The cities have a natural rivalry dating back decades that doesn’t need to be stoked, and it’s more about about the conduct of team owners and how they spend their money. But the region’s rabid baseball fans would come out in force for both teams if these games actually meant something.
When the Nats play at an empty Oriole Park at Camden Yards this weekend, fans can easily imagine that ballpark filled with a red-rocking throng, rooting for the visiting team in recent years. Just as many people could visualize a sizable Orioles contingent at Nationals Park, especially in the ballpark’s early seasons.
The Orioles have consistently beaten the Nats on the field. Not counting the suspended game between the two teams this season, Baltimore leads 8–2–5 in series and 43–33 in games won. In the years that the two cities had AL teams, 1954 was the only season the original or expansion Senators would have a winning record against the Orioles, winning 12 of 22 games between the two teams.
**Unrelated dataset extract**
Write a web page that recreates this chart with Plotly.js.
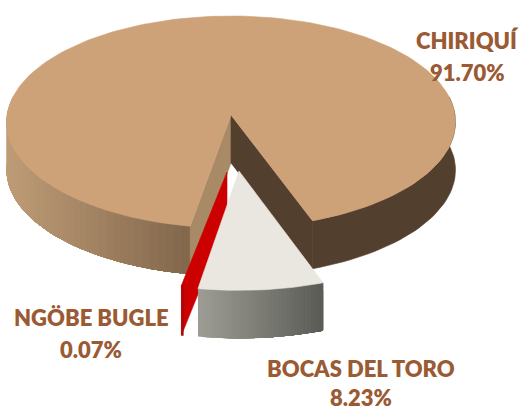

By the time the American League realigned into two divisions, the Orioles built the first three of four consecutive American League East championships on the backs of wins over the expansion Senators.
But Baltimore’s 11-season football drought, overlapped by Washington’s 32-season baseball void, fed the enmity between the cities’ sports fans. Now that both cities have football and baseball teams, the rivalry is not about which team won a particular game or series, it’s about the way owners can manipulate jealous fan bases to fork over.
But after overseeing the growth of a financially successful regional franchise, Orioles owner Peter Angelos balked at the prospect of a team in Washington. The creation to appease him of a regional TV sports network that carries both teams’ games has fueled court battles over TV revenues that rage to this day.
But how many fans feel invested in the rivalry because of all that? People can quote chapter and verse of the petty transgressions of owners, media and fan bases, but what should matter most is what happens on the field. After these two teams meet this weekend, they won’t likely play again this season. There’s really nothing at stake this weekend, other than “bragging rights.”
But who cares about that? Let’s make Nationals-Orioles rivalry mean something.
The universal designated hitter has pretty much erased any differences between the two leagues. That erosion started when interleague play began years ago, and it’s just about complete.
With few distinctions between the leagues, let’s realign and put the Nats and Orioles in the same division. If fans are ever allowed back into games, they would flock to the other team’s ballpark as well as their own.
And regardless of the rivalry at any point, the teams would be competing many more times a year, and the games would determine division championships and playoff berths. That’s what feeds a rivalry.